Direction = All of the lines below are to be printed again exactly; images are excluded from the output.

Given data =
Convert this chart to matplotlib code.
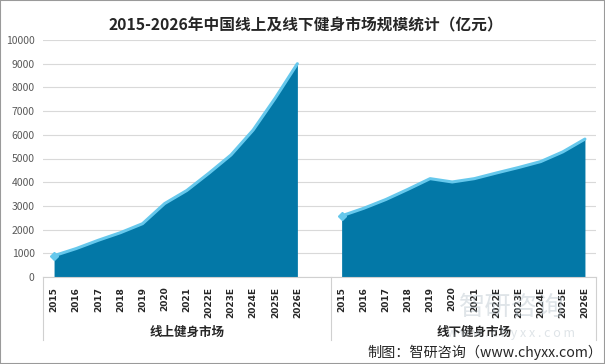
import matplotlib.pyplot as plt
import numpy as np
from matplotlib.lines import Line2D
from matplotlib.patches import Rectangle

plt.rcParams['font.family'] = ['Noto Sans CJK SC', 'DejaVu Sans']

years = ["2015", "2016", "2017", "2018", "2019", "2020", "2021",
         "2022E", "2023E", "2024E", "2025E", "2026E"]
online = [900, 1200, 1550, 1870, 2250, 3100, 3650, 4380, 5150, 6200, 7550, 9000]
offline = [2580, 2900, 3270, 3700, 4150, 4010, 4150, 4390, 4620, 4870, 5280, 5820]
groups = ["线上健身市场", "线下健身市场"]

title = "2015-2026年中国线上及线下健身市场规模统计（亿元）"
source = "制图：智研咨询（www.chyxx.com）"

fill_c = "#0378a7"
line_c = "#66c8ec"

fig = plt.figure(figsize=(6.05, 3.64), dpi=100)
ax = fig.add_axes([43/605, 1-277/364, (596-43)/605, (277-40)/364])

x1 = np.arange(len(years))
x2 = np.arange(len(years)) + len(years) + 1

for xs, ys in [(x1, online), (x2, offline)]:
    ax.fill_between(xs, 0, ys, color=fill_c, lw=0, zorder=2)
    ax.plot(xs, ys, color=line_c, lw=2.2, zorder=3,
            marker="D", markersize=4, markevery=[0], solid_capstyle="round")

ax.set_xlim(-0.5, 2*len(years) + 0.5)
ax.set_ylim(0, 10000)
ax.set_yticks(np.arange(0, 10001, 1000))
ax.grid(axis="y", color="#d9d9d9", lw=0.8, zorder=0)
ax.tick_params(axis="y", length=0, labelsize=7.5, labelcolor="#595959", pad=6)
for s in ["top", "right", "left"]:
    ax.spines[s].set_visible(False)
ax.spines["bottom"].set_color("#d0d0d0")

ax.set_xticks(list(x1) + list(x2))
ax.set_xticklabels(years + years, rotation=90, fontsize=6.5, fontweight="bold",
                   color="#262626", family=["DejaVu Sans"])
ax.tick_params(axis="x", length=0, pad=7)

# group dividers and labels below the axis
for xv in [-0.5, len(years) + 0.5, 2*len(years) + 0.5]:
    ax.add_line(Line2D([xv, xv], [0, -2650], color="#d0d0d0", lw=0.8,
                       clip_on=False, transform=ax.transData))
ax.text(len(years)/2, -2320, groups[0], ha="center", va="center",
        fontsize=9, fontweight="bold", color="#262626")
ax.text(len(years) + 1 + (len(years) - 1)/2 + 0.5, -2320, groups[1], ha="center",
        va="center", fontsize=9, fontweight="bold", color="#262626")

# watermark
fig.text(0.845, 0.155, "智研咨询", ha="center", va="center", fontsize=19,
         color="#b8c4cc", alpha=0.45)
fig.text(0.845, 0.085, "w w w . c h y x x . c o m", ha="center", va="center",
         fontsize=9, color="#b8c4cc", alpha=0.45)

fig.text(0.505, 0.93, title, ha="center", va="center", fontsize=11.3,
         fontweight="bold", color="#262626")
fig.text(0.995, 0.033, source, ha="right", va="center", fontsize=10.2,
         color="#262626")

fig.patches.append(Rectangle((0, 0), 1, 1, transform=fig.transFigure,
                             fill=False, edgecolor="#9a9a9a", lw=1.5))

fig.savefig("out.png", dpi=100)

Response =
Convert this chart to matplotlib code.
import matplotlib.pyplot as plt
import numpy as np
from matplotlib.lines import Line2D
from matplotlib.patches import Rectangle

plt.rcParams['font.family'] = ['Noto Sans CJK SC', 'DejaVu Sans']

years = ["2015", "2016", "2017", "2018", "2019", "2020", "2021",
         "2022E", "2023E", "2024E", "2025E", "2026E"]
online = [900, 1200, 1550, 1870, 2250, 3100, 3650, 4380, 5150, 6200, 7550, 9000]
offline = [2580, 2900, 3270, 3700, 4150, 4010, 4150, 4390, 4620, 4870, 5280, 5820]
groups = ["线上健身市场", "线下健身市场"]

title = "2015-2026年中国线上及线下健身市场规模统计（亿元）"
source = "制图：智研咨询（www.chyxx.com）"

fill_c = "#0378a7"
line_c = "#66c8ec"

fig = plt.figure(figsize=(6.05, 3.64), dpi=100)
ax = fig.add_axes([43/605, 1-277/364, (596-43)/605, (277-40)/364])

x1 = np.arange(len(years))
x2 = np.arange(len(years)) + len(years) + 1

for xs, ys in [(x1, online), (x2, offline)]:
    ax.fill_between(xs, 0, ys, color=fill_c, lw=0, zorder=2)
    ax.plot(xs, ys, color=line_c, lw=2.2, zorder=3,
            marker="D", markersize=4, markevery=[0], solid_capstyle="round")

ax.set_xlim(-0.5, 2*len(years) + 0.5)
ax.set_ylim(0, 10000)
ax.set_yticks(np.arange(0, 10001, 1000))
ax.grid(axis="y", color="#d9d9d9", lw=0.8, zorder=0)
ax.tick_params(axis="y", length=0, labelsize=7.5, labelcolor="#595959", pad=6)
for s in ["top", "right", "left"]:
    ax.spines[s].set_visible(False)
ax.spines["bottom"].set_color("#d0d0d0")

ax.set_xticks(list(x1) + list(x2))
ax.set_xticklabels(years + years, rotation=90, fontsize=6.5, fontweight="bold",
                   color="#262626", family=["DejaVu Sans"])
ax.tick_params(axis="x", length=0, pad=7)

# group dividers and labels below the axis
for xv in [-0.5, len(years) + 0.5, 2*len(years) + 0.5]:
    ax.add_line(Line2D([xv, xv], [0, -2650], color="#d0d0d0", lw=0.8,
                       clip_on=False, transform=ax.transData))
ax.text(len(years)/2, -2320, groups[0], ha="center", va="center",
        fontsize=9, fontweight="bold", color="#262626")
ax.text(len(years) + 1 + (len(years) - 1)/2 + 0.5, -2320, groups[1], ha="center",
        va="center", fontsize=9, fontweight="bold", color="#262626")

# watermark
fig.text(0.845, 0.155, "智研咨询", ha="center", va="center", fontsize=19,
         color="#b8c4cc", alpha=0.45)
fig.text(0.845, 0.085, "w w w . c h y x x . c o m", ha="center", va="center",
         fontsize=9, color="#b8c4cc", alpha=0.45)

fig.text(0.505, 0.93, title, ha="center", va="center", fontsize=11.3,
         fontweight="bold", color="#262626")
fig.text(0.995, 0.033, source, ha="right", va="center", fontsize=10.2,
         color="#262626")

fig.patches.append(Rectangle((0, 0), 1, 1, transform=fig.transFigure,
                             fill=False, edgecolor="#9a9a9a", lw=1.5))

fig.savefig("out.png", dpi=100)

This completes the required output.